#### Data

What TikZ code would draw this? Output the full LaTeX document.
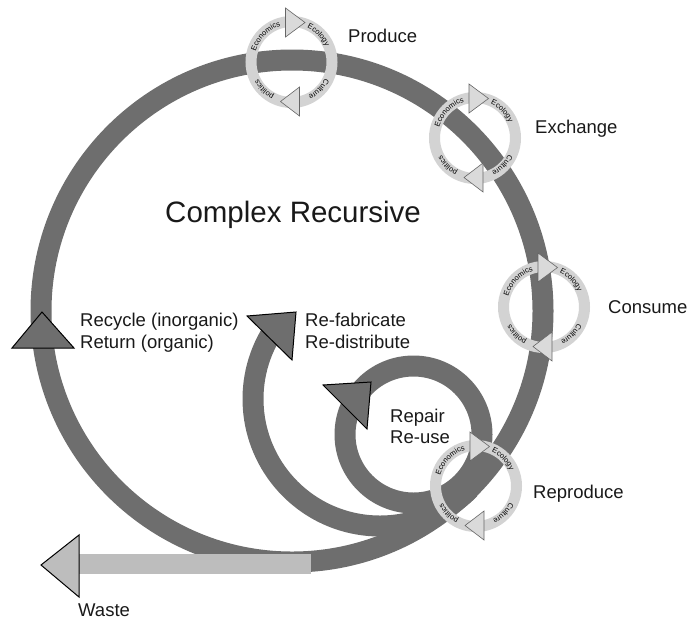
\documentclass[tikz,border=0pt]{standalone}
\usepackage{fontspec}
\setmainfont{Liberation Sans}
\usetikzlibrary{decorations.text}
\definecolor{bandgray}{HTML}{6E6E6E}
\definecolor{ringgray}{HTML}{D3D3D3}
\definecolor{trigray}{HTML}{DADADA}
\definecolor{wastegray}{HTML}{BDBDBD}
\newcommand\ringfont{\fontsize{7.5}{8}\selectfont}
\newcommand\ecoring[3]{%
  \begin{scope}[shift={(#1,#2)}]
    \coordinate (#3) at (0,0);
    \draw[draw=ringgray,line width=11pt] (#3) circle[radius=40.5];
    \path[decorate,decoration={text along path,text align=center,text={|\ringfont|Economics}}]
      (185:37.5) arc[start angle=185,end angle=265,radius=37.5];
    \path[decorate,decoration={text along path,text align=center,text={|\ringfont|Ecology}}]
      (275:37.5) arc[start angle=275,end angle=355,radius=37.5];
    \path[decorate,decoration={text along path,text align=center,text={|\ringfont|Culture}}]
      (5:37.5) arc[start angle=5,end angle=85,radius=37.5];
    \path[decorate,decoration={text along path,text align=center,text={|\ringfont|politics}}]
      (95:37.5) arc[start angle=95,end angle=175,radius=37.5];
    \filldraw[ringtri] (-6,-54) -- (13.5,-39.5) -- (-6,-25) -- cycle;
    \filldraw[ringtri] (8,25) -- (-11,39.5) -- (8,54) -- cycle;
  \end{scope}}

\begin{document}
\begin{tikzpicture}[x=1pt,y=-1pt,
  bandline/.style={draw=bandgray,line width=21pt},
  bigarrow/.style={fill=bandgray,draw=black,line width=1pt,line join=miter},
  ringtri/.style={fill=trigray,draw=black!60,line width=0.6pt,line join=miter},
  lbl/.style={anchor=base west,font=\fontsize{18.5}{22}\selectfont,inner sep=0pt,text=black!90},
]
\useasboundingbox (0,0) rectangle (690,622);

% main loop
\coordinate (C) at (292,311);
\draw[bandline] (C) circle[radius=251];

% re-fabricate arc
\coordinate (F) at (380,399);
\draw[bandline] (F) ++(45:127) arc[start angle=45,end angle=212,radius=127];

% repair loop
\coordinate (R) at (413.5,434.5);
\draw[bandline] (R) circle[radius=68.5];

% waste bar
\fill[wastegray] (78,554) rectangle (311,574);
\filldraw[fill=wastegray,draw=black,line width=1pt,line join=miter] (41,565) -- (79,535) -- (79,597) -- cycle;

% rings
\ecoring{291.5}{62}{pr}
\ecoring{475}{138}{ex}
\ecoring{544}{307}{co}
\ecoring{476}{486}{re}

% big arrowheads
\filldraw[bigarrow] (42,312) -- (74,348) -- (12,348) -- cycle;
\filldraw[bigarrow] (296,312) -- (292,360) -- (247,316) -- cycle;
\filldraw[bigarrow] (371,382) -- (367,429) -- (323,385) -- cycle;

% labels
\node[anchor=base west,inner sep=0pt,font=\fontsize{29.5}{34}\selectfont,text=black!90] (title) at (165,222) {Complex Recursive};
\node[lbl] (produce) at (348,42) {Produce};
\node[lbl] (exchange) at (535,133) {Exchange};
\node[lbl] (consume) at (608,313) {Consume};
\node[lbl] (reproduce) at (533,498) {Reproduce};
\node[lbl] (recycle) at (80,326) {Recycle (inorganic)};
\node[lbl] (return) at (80,348) {Return (organic)};
\node[lbl] (refab) at (305,326) {Re-fabricate};
\node[lbl] (redist) at (305,348) {Re-distribute};
\node[lbl] (repair) at (390,422) {Repair};
\node[lbl] (reuse) at (390,443) {Re-use};
\node[lbl] (waste) at (78,616) {Waste};
\end{tikzpicture}
\end{document}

#### Task brief
Word for word, quote the lines above. Omit the pictures.

#### Solution for this problem
What TikZ code would draw this? Output the full LaTeX document.
\documentclass[tikz,border=0pt]{standalone}
\usepackage{fontspec}
\setmainfont{Liberation Sans}
\usetikzlibrary{decorations.text}
\definecolor{bandgray}{HTML}{6E6E6E}
\definecolor{ringgray}{HTML}{D3D3D3}
\definecolor{trigray}{HTML}{DADADA}
\definecolor{wastegray}{HTML}{BDBDBD}
\newcommand\ringfont{\fontsize{7.5}{8}\selectfont}
\newcommand\ecoring[3]{%
  \begin{scope}[shift={(#1,#2)}]
    \coordinate (#3) at (0,0);
    \draw[draw=ringgray,line width=11pt] (#3) circle[radius=40.5];
    \path[decorate,decoration={text along path,text align=center,text={|\ringfont|Economics}}]
      (185:37.5) arc[start angle=185,end angle=265,radius=37.5];
    \path[decorate,decoration={text along path,text align=center,text={|\ringfont|Ecology}}]
      (275:37.5) arc[start angle=275,end angle=355,radius=37.5];
    \path[decorate,decoration={text along path,text align=center,text={|\ringfont|Culture}}]
      (5:37.5) arc[start angle=5,end angle=85,radius=37.5];
    \path[decorate,decoration={text along path,text align=center,text={|\ringfont|politics}}]
      (95:37.5) arc[start angle=95,end angle=175,radius=37.5];
    \filldraw[ringtri] (-6,-54) -- (13.5,-39.5) -- (-6,-25) -- cycle;
    \filldraw[ringtri] (8,25) -- (-11,39.5) -- (8,54) -- cycle;
  \end{scope}}

\begin{document}
\begin{tikzpicture}[x=1pt,y=-1pt,
  bandline/.style={draw=bandgray,line width=21pt},
  bigarrow/.style={fill=bandgray,draw=black,line width=1pt,line join=miter},
  ringtri/.style={fill=trigray,draw=black!60,line width=0.6pt,line join=miter},
  lbl/.style={anchor=base west,font=\fontsize{18.5}{22}\selectfont,inner sep=0pt,text=black!90},
]
\useasboundingbox (0,0) rectangle (690,622);

% main loop
\coordinate (C) at (292,311);
\draw[bandline] (C) circle[radius=251];

% re-fabricate arc
\coordinate (F) at (380,399);
\draw[bandline] (F) ++(45:127) arc[start angle=45,end angle=212,radius=127];

% repair loop
\coordinate (R) at (413.5,434.5);
\draw[bandline] (R) circle[radius=68.5];

% waste bar
\fill[wastegray] (78,554) rectangle (311,574);
\filldraw[fill=wastegray,draw=black,line width=1pt,line join=miter] (41,565) -- (79,535) -- (79,597) -- cycle;

% rings
\ecoring{291.5}{62}{pr}
\ecoring{475}{138}{ex}
\ecoring{544}{307}{co}
\ecoring{476}{486}{re}

% big arrowheads
\filldraw[bigarrow] (42,312) -- (74,348) -- (12,348) -- cycle;
\filldraw[bigarrow] (296,312) -- (292,360) -- (247,316) -- cycle;
\filldraw[bigarrow] (371,382) -- (367,429) -- (323,385) -- cycle;

% labels
\node[anchor=base west,inner sep=0pt,font=\fontsize{29.5}{34}\selectfont,text=black!90] (title) at (165,222) {Complex Recursive};
\node[lbl] (produce) at (348,42) {Produce};
\node[lbl] (exchange) at (535,133) {Exchange};
\node[lbl] (consume) at (608,313) {Consume};
\node[lbl] (reproduce) at (533,498) {Reproduce};
\node[lbl] (recycle) at (80,326) {Recycle (inorganic)};
\node[lbl] (return) at (80,348) {Return (organic)};
\node[lbl] (refab) at (305,326) {Re-fabricate};
\node[lbl] (redist) at (305,348) {Re-distribute};
\node[lbl] (repair) at (390,422) {Repair};
\node[lbl] (reuse) at (390,443) {Re-use};
\node[lbl] (waste) at (78,616) {Waste};
\end{tikzpicture}
\end{document}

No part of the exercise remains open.